Nobody noticed, but at some point, rock’n’roll got old, and stopped apologising for it. And in the process, the preoccupations of songwriters have slowly changed. Which means that an album like this 12th studio set from Galahad, who first emerged in the slipstream of the UK neo-prog movement of the early 80s, views the world from a mature viewpoint without sounding remotely irrelevant or unwelcome in the 21st-century rock arena.
It helps that it also employs timeless songcraft tricks to get our attention. Behind The Veil Of A Smile reels us in with a shimmering synth motif whose sense of hope is then rudely shut down by forbiddingly tritonic guitar riffs as Stu Nicholson’s vocal examines relationships gone sour where ‘good friends become enemies’ before an exhilarating rush of a chorus that warns of a breakdown of relations where ‘all reason is extinguished’.
Everything’s Changed continues that theme of regret as dark clouds of metallic guitar loom and Nicholson sings in melancholic tenor tones of ‘a misplaced comment, too many words spoken... somebody overhearing that shouldn’t have been there...’ which ‘can change your life.’ It’s a slice-of-life vignette that is skilfully dramatised with another boldly melodic chorus whose cathedral-like bank of backing vocals lend it a huge anthemic swell.
Equally captivating is Shadow In The Corner, an irresistible evocation of inner demons punctuated by a startling guitar break from Lee Abraham. If that all sounds a touch too prog averse in style, a pronounced lurch into left-field comes in the shape of The Righteous And The Damned, a Mitteleuropean folk pastiche exploding into anxious stabs of Van der Graaf-style melodrama and then galloping symphonic metal.
Cementing the overarching late-life theme is the title track, which builds an uneasy atmosphere in which the protagonist voices their confusion at the simplest tasks: ‘I’m filling up this thing that makes the water go hot/To make some drinks for people in another room whose names escape me.’ Evidently it’s sung from the point of view of a dementia sufferer, and their ‘universe of darkness’, before the song drifts into the extended coda of the title under more hymnal vocal repetition of ‘long goodbye’ as Abraham lets his fretwork take flight.

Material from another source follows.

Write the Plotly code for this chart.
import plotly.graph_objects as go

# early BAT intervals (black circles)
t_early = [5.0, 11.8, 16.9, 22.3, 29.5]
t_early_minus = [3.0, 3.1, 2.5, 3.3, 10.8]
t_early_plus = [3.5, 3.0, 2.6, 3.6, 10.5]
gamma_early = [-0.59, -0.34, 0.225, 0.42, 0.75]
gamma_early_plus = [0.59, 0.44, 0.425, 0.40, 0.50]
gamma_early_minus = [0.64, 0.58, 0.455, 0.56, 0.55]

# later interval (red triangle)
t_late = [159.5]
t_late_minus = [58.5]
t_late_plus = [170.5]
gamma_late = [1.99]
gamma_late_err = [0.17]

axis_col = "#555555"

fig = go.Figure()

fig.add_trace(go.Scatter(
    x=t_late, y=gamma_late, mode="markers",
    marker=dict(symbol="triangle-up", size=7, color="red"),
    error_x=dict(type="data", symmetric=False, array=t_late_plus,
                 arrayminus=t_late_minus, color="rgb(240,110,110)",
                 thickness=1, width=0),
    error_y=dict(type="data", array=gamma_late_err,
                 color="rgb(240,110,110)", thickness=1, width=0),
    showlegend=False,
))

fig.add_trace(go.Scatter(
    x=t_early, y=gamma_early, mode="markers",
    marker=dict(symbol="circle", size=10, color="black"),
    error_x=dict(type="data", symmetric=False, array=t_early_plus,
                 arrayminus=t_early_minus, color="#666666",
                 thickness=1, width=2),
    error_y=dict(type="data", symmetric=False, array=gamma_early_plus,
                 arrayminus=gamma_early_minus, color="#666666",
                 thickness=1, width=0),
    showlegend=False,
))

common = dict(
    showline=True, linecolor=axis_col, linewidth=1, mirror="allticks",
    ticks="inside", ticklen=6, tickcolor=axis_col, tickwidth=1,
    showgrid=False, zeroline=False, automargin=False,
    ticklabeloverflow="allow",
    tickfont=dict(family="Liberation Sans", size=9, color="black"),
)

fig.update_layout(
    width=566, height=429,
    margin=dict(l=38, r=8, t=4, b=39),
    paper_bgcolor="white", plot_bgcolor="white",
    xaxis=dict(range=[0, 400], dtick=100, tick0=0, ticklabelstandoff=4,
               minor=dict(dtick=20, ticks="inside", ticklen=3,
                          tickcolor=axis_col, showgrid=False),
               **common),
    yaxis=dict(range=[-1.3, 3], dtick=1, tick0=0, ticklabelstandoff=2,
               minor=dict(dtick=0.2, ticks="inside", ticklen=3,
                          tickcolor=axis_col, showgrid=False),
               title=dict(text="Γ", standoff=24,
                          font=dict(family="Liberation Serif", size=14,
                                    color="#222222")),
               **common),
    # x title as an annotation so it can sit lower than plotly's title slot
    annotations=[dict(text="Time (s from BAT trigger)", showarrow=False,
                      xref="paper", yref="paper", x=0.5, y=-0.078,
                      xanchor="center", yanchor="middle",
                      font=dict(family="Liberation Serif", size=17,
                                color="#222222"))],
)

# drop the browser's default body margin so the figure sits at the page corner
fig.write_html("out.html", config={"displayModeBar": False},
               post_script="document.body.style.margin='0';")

It’s a moving, elegiac way to end an album which, not so long ago, few would’ve been interested in – the thoughts and expression of people with a lifetime of nuanced experience to impart rather than youthful certainties writ large and shouted out loud. And when Galahad really do face the final curtain, Stu Nicholson can rest assured he certainly did it his way.
The Long Goodbye is on sale now via Avalon Records.